The toppings: Craft's ingredient list includes candied bacon and truffle oil as well as pecorino romano, grana padano and gorgonzola cheeses. Toth also expects to offer up seasonal veggies and herbs including spinach and oregano from his home garden. In some ways, these kind of ingredients are the reason Craft exists. "Serio is in Lakeview. It's more traditional. There are a lot of families and kids. Wicker Park is more eclectic. I had some ideas about flavor combinations that I thought would be more well-received there," Toth said. Of all the flavor combos at Craft, Toth said the most-ordered so far had been the neighborhood namesake Wicker Pork ($17 for the 14-inch size; $21 for 18-inch) pizza featuring Canadian bacon, pineapple and curls of red onion. The interplay of smoke from the bacon and sweetness from the pineapple and onion made it my favorite as well. The Devil in the White City pie ($20 for 14-inch size $24; for 18-inch) featured capicola, hot cherry peppers, peperoncini, black pepper, garlic and red onion; though I liked the spicy, meaty capicola, the whole pizza was mouth-searing and out of balance. The sausage pizza was also disappointing, topped with dry sausage that was sliced thin like pepperoni and therefore almost flavorless.

The sauce: The sauce is made from tomatoes grown by an Italian olive oil producer Sogno Toscano that Toth recently discovered. "They're bright; I don't use a lot of seasoning," he said. Indeed the sauce has a nice, slightly acidic tomato flavor with a mellowing, sweet finish. On the other hand, while it complements the pizza well, it's almost forgettable; the best sauces around town have a deeply savory punch that Craft's sauce was missing.

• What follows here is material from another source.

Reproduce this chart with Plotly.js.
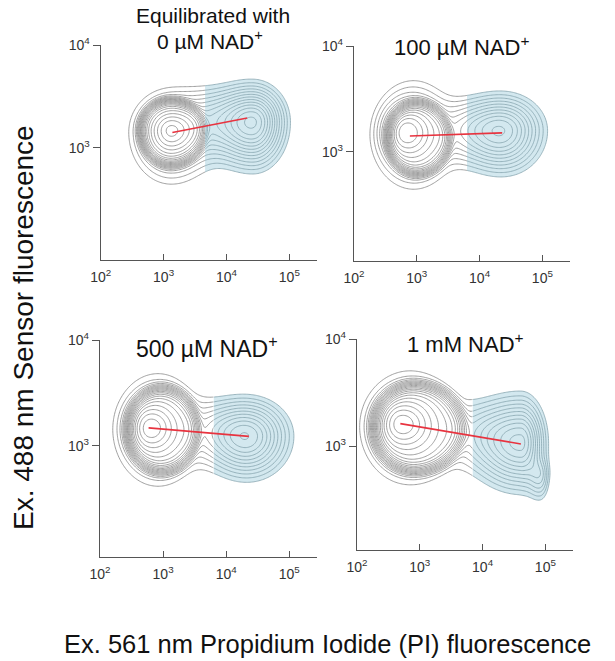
<!DOCTYPE html>
<html><head><meta charset="utf-8">
<script src="https://cdn.plot.ly/plotly-3.0.1.min.js"></script>
<style>html,body{margin:0;padding:0;background:#fff}</style>
</head><body><div id="chart" style="width:615px;height:661px"></div>
<script>
// ---- tick labels & titles ----
const xTickVals = [2, 3, 4, 5];
const xTickText = ['10<sup>2</sup>', '10<sup>3</sup>', '10<sup>4</sup>', '10<sup>5</sup>'];
const yTickVals = [3, 4];
const yTickText = ['10<sup>3</sup>', '10<sup>4</sup>'];
const panelTitles = [['Equilibrated with', '0 µM NAD<sup>+</sup>'], ['100 µM NAD<sup>+</sup>'], ['500 µM NAD<sup>+</sup>'], ['1 mM NAD<sup>+</sup>']];
const xAxisTitle = 'Ex. 561 nm Propidium Iodide (PI) fluorescence';
const yAxisTitle = 'Ex. 488 nm Sensor fluorescence';

// ---- population density components per panel (log10 units) ----
// panel order: 0 µM, 100 µM, 500 µM, 1 mM
// components: [left envelope, left ring, left core, right lobe, bridge, (tail)]
const compCx  = [[3.12, 3.11, 3.11, 4.43, 3.80], [2.95, 3.00, 2.80, 4.36, 3.78], [2.92, 2.98, 2.77, 4.33, 3.78], [2.85, 2.92, 2.68, 4.61, 3.95, 4.92]];
const compCy  = [[3.15, 3.17, 3.17, 3.25, 3.25], [3.15, 3.13, 3.19, 3.20, 3.20], [3.15, 3.15, 3.17, 3.09, 3.15], [3.17, 3.17, 3.21, 3.03, 3.12, 2.72]];
const compSxL = [[0.36, 0.44, 0.20, 0.33, 0.32], [0.36, 0.43, 0.20, 0.36, 0.30], [0.38, 0.50, 0.20, 0.36, 0.30], [0.43, 0.60, 0.22, 0.42, 0.30, 0.12]];
const compSxR = [[0.38, 0.50, 0.22, 0.27, 0.32], [0.36, 0.48, 0.24, 0.35, 0.30], [0.38, 0.52, 0.24, 0.36, 0.30], [0.45, 0.70, 0.28, 0.21, 0.30, 0.09]];
const compSyB = [[0.27, 0.31, 0.13, 0.23, 0.20], [0.27, 0.31, 0.14, 0.21, 0.18], [0.29, 0.36, 0.14, 0.21, 0.18], [0.29, 0.37, 0.14, 0.23, 0.18, 0.14]];
const compSyT = [[0.23, 0.27, 0.12, 0.19, 0.19], [0.28, 0.31, 0.14, 0.18, 0.17], [0.29, 0.36, 0.14, 0.19, 0.17], [0.29, 0.37, 0.14, 0.23, 0.17, 0.10]];
const compW   = [[0.20, 0.38, 0.20, 0.38, 0.13], [0.20, 0.38, 0.20, 0.30, 0.10], [0.19, 0.38, 0.20, 0.30, 0.07], [0.19, 0.38, 0.20, 0.32, 0.07, 0.10]];
const compPow = [[2, 8, 2, 2, 2], [2, 8, 2, 2, 2], [2, 8, 2, 2, 2], [2, 8, 2, 2, 2, 2]];
// PI-positive gate (log10 x) per panel
const gateX = [3.66, 3.80, 3.80, 3.84];
// red trend line per panel
const redX = [[3.14, 4.33], [2.89, 4.36], [2.77, 4.36], [2.69, 4.61]];
const redY = [[3.15, 3.29], [3.15, 3.18], [3.17, 3.09], [3.21, 3.02]];

// ---- layout geometry (pixels) ----
const W = 615, H = 661;
const boxes = [ // [left, right, top, bottom, yMin]
  [100.7, 317, 45, 260, 1.91],
  [354, 570, 46, 261, 1.97],
  [100, 317, 340, 557, 1.95],
  [357, 573, 339, 550, 2.03]
];
const xMax = 5.44;

function density(p, x, y) {
  let s = 0;
  for (let k = 0; k < compCx[p].length; k++) {
    const dx = x - compCx[p][k], dy = y - compCy[p][k];
    const sx = dx < 0 ? compSxL[p][k] : compSxR[p][k];
    const sy = dy < 0 ? compSyB[p][k] : compSyT[p][k];
    const q = (dx / sx) * (dx / sx) + (dy / sy) * (dy / sy);
    s += compW[p][k] * Math.exp(-0.5 * Math.pow(q, compPow[p][k] / 2));
  }
  return Math.pow(s, 0.6); // contour scale (compresses high densities like a probability plot)
}

const xs = [], ys = [];
for (let i = 0; i <= 172; i++) xs.push(2 + i * 0.02);
for (let j = 0; j <= 140; j++) ys.push(1.9 + j * 0.015);

const lvl = {start: 0.135, end: 1.3, size: 0.036};
const traces = [];
const layout = {
  width: W, height: H, margin: {l: 0, r: 0, t: 0, b: 0},
  paper_bgcolor: '#fff', plot_bgcolor: 'rgba(0,0,0,0)', showlegend: false,
  font: {family: 'Liberation Sans, Arial, sans-serif', color: '#222'},
  annotations: []
};

for (let p = 0; p < 4; p++) {
  const xa = p === 0 ? 'x' : 'x' + (p + 1);
  const ya = p === 0 ? 'y' : 'y' + (p + 1);
  const gi = xs.findIndex(v => v >= gateX[p] - 1e-9);
  const xl = xs.slice(0, gi + 1), xr = xs.slice(gi);
  const zl = ys.map(y => xl.map(x => density(p, x, y)));
  const zr = ys.map(y => xr.map(x => density(p, x, y)));
  traces.push({type: 'contour', x: xr, y: ys, z: zr, xaxis: xa, yaxis: ya, autocontour: false,
    contours: {coloring: 'fill', start: lvl.start, end: lvl.start, size: 1, showlines: false},
    colorscale: [[0, 'rgba(255,255,255,0)'], [1, '#d3e8ef']], line: {width: 0, smoothing: 1},
    showscale: false, hoverinfo: 'skip'});
  traces.push({type: 'contour', x: xr, y: ys, z: zr, xaxis: xa, yaxis: ya, autocontour: false,
    contours: {coloring: 'lines', start: lvl.start, end: lvl.end, size: lvl.size},
    colorscale: [[0, '#86a4ae'], [1, '#86a4ae']], line: {width: 0.8, smoothing: 1},
    showscale: false, hoverinfo: 'skip'});
  traces.push({type: 'contour', x: xl, y: ys, z: zl, xaxis: xa, yaxis: ya, autocontour: false,
    contours: {coloring: 'lines', start: lvl.start, end: lvl.end, size: lvl.size},
    colorscale: [[0, '#888888'], [1, '#888888']], line: {width: 0.8, smoothing: 1},
    showscale: false, hoverinfo: 'skip'});
  traces.push({type: 'scatter', mode: 'lines', x: redX[p], y: redY[p], xaxis: xa, yaxis: ya,
    line: {color: '#e8333f', width: 1.6}, hoverinfo: 'skip'});

  const b = boxes[p];
  const tf = {family: 'Liberation Sans, Arial, sans-serif', size: 14, color: '#333'};
  layout[p === 0 ? 'xaxis' : 'xaxis' + (p + 1)] = {
    domain: [b[0] / W, b[1] / W], range: [2, xMax], anchor: ya,
    tickmode: 'array', tickvals: xTickVals, ticktext: xTickText,
    ticks: 'inside', ticklen: 6, tickcolor: '#555', tickwidth: 1, ticklabelstandoff: 4,
    showline: true, linecolor: '#555', linewidth: 1.2,
    showgrid: false, zeroline: false, tickfont: tf, fixedrange: true
  };
  layout[p === 0 ? 'yaxis' : 'yaxis' + (p + 1)] = {
    domain: [1 - b[3] / H, 1 - b[2] / H], range: [b[4], 4], anchor: xa,
    tickmode: 'array', tickvals: yTickVals, ticktext: yTickText,
    ticks: 'outside', ticklen: 7, tickcolor: '#555', tickwidth: 1,
    showline: true, linecolor: '#555', linewidth: 1.2,
    showgrid: false, zeroline: false, tickfont: tf, fixedrange: true
  };
}

const titlePos = [[[213, 15], [210, 40]], [[461, 46]], [[207, 347]], [[465, 343]]];
const titleSize = [21, 22, 23, 22];
for (let p = 0; p < 4; p++) {
  panelTitles[p].forEach((t, i) => {
    layout.annotations.push({text: t, xref: 'paper', yref: 'paper',
      x: titlePos[p][i][0] / W, y: 1 - titlePos[p][i][1] / H, xanchor: 'center', yanchor: 'middle',
      showarrow: false, font: {size: titleSize[p], color: '#111'}});
  });
}
layout.annotations.push({text: xAxisTitle, xref: 'paper', yref: 'paper',
  x: 327 / W, y: 1 - 644 / H, xanchor: 'center', yanchor: 'middle', showarrow: false,
  font: {size: 25.5, color: '#111'}});
layout.annotations.push({text: yAxisTitle, xref: 'paper', yref: 'paper', textangle: -90,
  x: 23 / W, y: 1 - 328 / H, xanchor: 'center', yanchor: 'middle', showarrow: false,
  font: {size: 28, color: '#111'}});

Plotly.newPlot('chart', traces, layout, {staticPlot: true, displayModeBar: false});
</script></body></html>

Reheated: Both my date and I tried mightily to finish a slice of the seriously spicy Devil in a White City pizza, but the orange slick of grease and spice was just too much. Not wanting to waste a good pizza, I brought it home and tried it again the next day, but that incredible fire was still there. I'd have cut back on the amount of peppers and maybe finish the thing off with a swirl of honey or something sweet to temper the heat.

Other stuff: Toth said he plans to serve fresh house-baked bagels and coffee in the mornings soon. There are also a couple salads, garlic-cheese breadsticks and a veggie- and cheese-laden antipasti plate.

The scene: There's an eight-seat rustic wood-topped communal table and a handful of smaller private tables in front of exposed brick walls and a looming chalkboard menu. When I visited, there seemed to be quite a few families dining as well as a whole lot of neighborhood folk popping in for takeout pies.

The bottom line: You can tell that Toth has spent a great amount of time honing his crust, but he still needs to work on perfecting his sauce and the balance and quality of ingredients if Craft is to become a destination pizzeria. That said, if you happen to live in the neighborhood, Craft is a good place to have around.